▸ **Exercise goal**:
Will you give the material below again, every line exactly as it is?

▸ **Supplied data**:
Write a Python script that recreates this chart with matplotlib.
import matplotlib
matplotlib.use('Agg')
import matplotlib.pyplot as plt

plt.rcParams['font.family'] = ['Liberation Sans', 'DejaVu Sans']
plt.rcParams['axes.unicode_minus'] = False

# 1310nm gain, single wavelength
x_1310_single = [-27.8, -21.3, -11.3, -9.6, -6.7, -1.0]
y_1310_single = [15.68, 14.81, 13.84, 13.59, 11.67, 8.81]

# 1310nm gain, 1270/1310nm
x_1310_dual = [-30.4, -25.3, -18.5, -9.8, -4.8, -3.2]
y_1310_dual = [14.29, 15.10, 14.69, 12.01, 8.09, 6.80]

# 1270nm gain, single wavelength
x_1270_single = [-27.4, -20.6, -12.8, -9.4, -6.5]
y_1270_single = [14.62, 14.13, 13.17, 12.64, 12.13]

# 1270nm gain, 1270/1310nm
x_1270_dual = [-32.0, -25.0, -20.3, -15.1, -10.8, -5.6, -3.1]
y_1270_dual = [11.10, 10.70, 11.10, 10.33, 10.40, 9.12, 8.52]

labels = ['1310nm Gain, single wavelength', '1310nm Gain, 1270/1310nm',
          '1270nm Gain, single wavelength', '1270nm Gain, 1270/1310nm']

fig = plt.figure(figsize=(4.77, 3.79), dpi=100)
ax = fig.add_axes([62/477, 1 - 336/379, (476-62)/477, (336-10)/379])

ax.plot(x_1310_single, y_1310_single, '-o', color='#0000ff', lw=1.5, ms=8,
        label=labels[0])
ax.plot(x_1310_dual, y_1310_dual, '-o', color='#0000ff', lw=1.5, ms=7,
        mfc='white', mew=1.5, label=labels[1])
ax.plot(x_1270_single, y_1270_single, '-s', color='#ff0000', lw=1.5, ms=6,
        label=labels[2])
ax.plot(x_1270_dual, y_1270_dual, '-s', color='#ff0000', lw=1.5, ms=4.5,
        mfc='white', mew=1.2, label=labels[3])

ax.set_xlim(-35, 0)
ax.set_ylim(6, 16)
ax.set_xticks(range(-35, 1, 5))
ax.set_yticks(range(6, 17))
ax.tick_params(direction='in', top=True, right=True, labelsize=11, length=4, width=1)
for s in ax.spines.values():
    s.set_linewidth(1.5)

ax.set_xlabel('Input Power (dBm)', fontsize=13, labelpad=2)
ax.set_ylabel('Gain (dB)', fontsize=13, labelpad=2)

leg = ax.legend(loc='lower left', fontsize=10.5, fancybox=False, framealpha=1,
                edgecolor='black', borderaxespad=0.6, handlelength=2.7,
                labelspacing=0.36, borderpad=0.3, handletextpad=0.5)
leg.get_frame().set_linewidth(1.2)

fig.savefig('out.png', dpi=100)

▸ **Solution**:
Write a Python script that recreates this chart with matplotlib.
import matplotlib
matplotlib.use('Agg')
import matplotlib.pyplot as plt

plt.rcParams['font.family'] = ['Liberation Sans', 'DejaVu Sans']
plt.rcParams['axes.unicode_minus'] = False

# 1310nm gain, single wavelength
x_1310_single = [-27.8, -21.3, -11.3, -9.6, -6.7, -1.0]
y_1310_single = [15.68, 14.81, 13.84, 13.59, 11.67, 8.81]

# 1310nm gain, 1270/1310nm
x_1310_dual = [-30.4, -25.3, -18.5, -9.8, -4.8, -3.2]
y_1310_dual = [14.29, 15.10, 14.69, 12.01, 8.09, 6.80]

# 1270nm gain, single wavelength
x_1270_single = [-27.4, -20.6, -12.8, -9.4, -6.5]
y_1270_single = [14.62, 14.13, 13.17, 12.64, 12.13]

# 1270nm gain, 1270/1310nm
x_1270_dual = [-32.0, -25.0, -20.3, -15.1, -10.8, -5.6, -3.1]
y_1270_dual = [11.10, 10.70, 11.10, 10.33, 10.40, 9.12, 8.52]

labels = ['1310nm Gain, single wavelength', '1310nm Gain, 1270/1310nm',
          '1270nm Gain, single wavelength', '1270nm Gain, 1270/1310nm']

fig = plt.figure(figsize=(4.77, 3.79), dpi=100)
ax = fig.add_axes([62/477, 1 - 336/379, (476-62)/477, (336-10)/379])

ax.plot(x_1310_single, y_1310_single, '-o', color='#0000ff', lw=1.5, ms=8,
        label=labels[0])
ax.plot(x_1310_dual, y_1310_dual, '-o', color='#0000ff', lw=1.5, ms=7,
        mfc='white', mew=1.5, label=labels[1])
ax.plot(x_1270_single, y_1270_single, '-s', color='#ff0000', lw=1.5, ms=6,
        label=labels[2])
ax.plot(x_1270_dual, y_1270_dual, '-s', color='#ff0000', lw=1.5, ms=4.5,
        mfc='white', mew=1.2, label=labels[3])

ax.set_xlim(-35, 0)
ax.set_ylim(6, 16)
ax.set_xticks(range(-35, 1, 5))
ax.set_yticks(range(6, 17))
ax.tick_params(direction='in', top=True, right=True, labelsize=11, length=4, width=1)
for s in ax.spines.values():
    s.set_linewidth(1.5)

ax.set_xlabel('Input Power (dBm)', fontsize=13, labelpad=2)
ax.set_ylabel('Gain (dB)', fontsize=13, labelpad=2)

leg = ax.legend(loc='lower left', fontsize=10.5, fancybox=False, framealpha=1,
                edgecolor='black', borderaxespad=0.6, handlelength=2.7,
                labelspacing=0.36, borderpad=0.3, handletextpad=0.5)
leg.get_frame().set_linewidth(1.2)

fig.savefig('out.png', dpi=100)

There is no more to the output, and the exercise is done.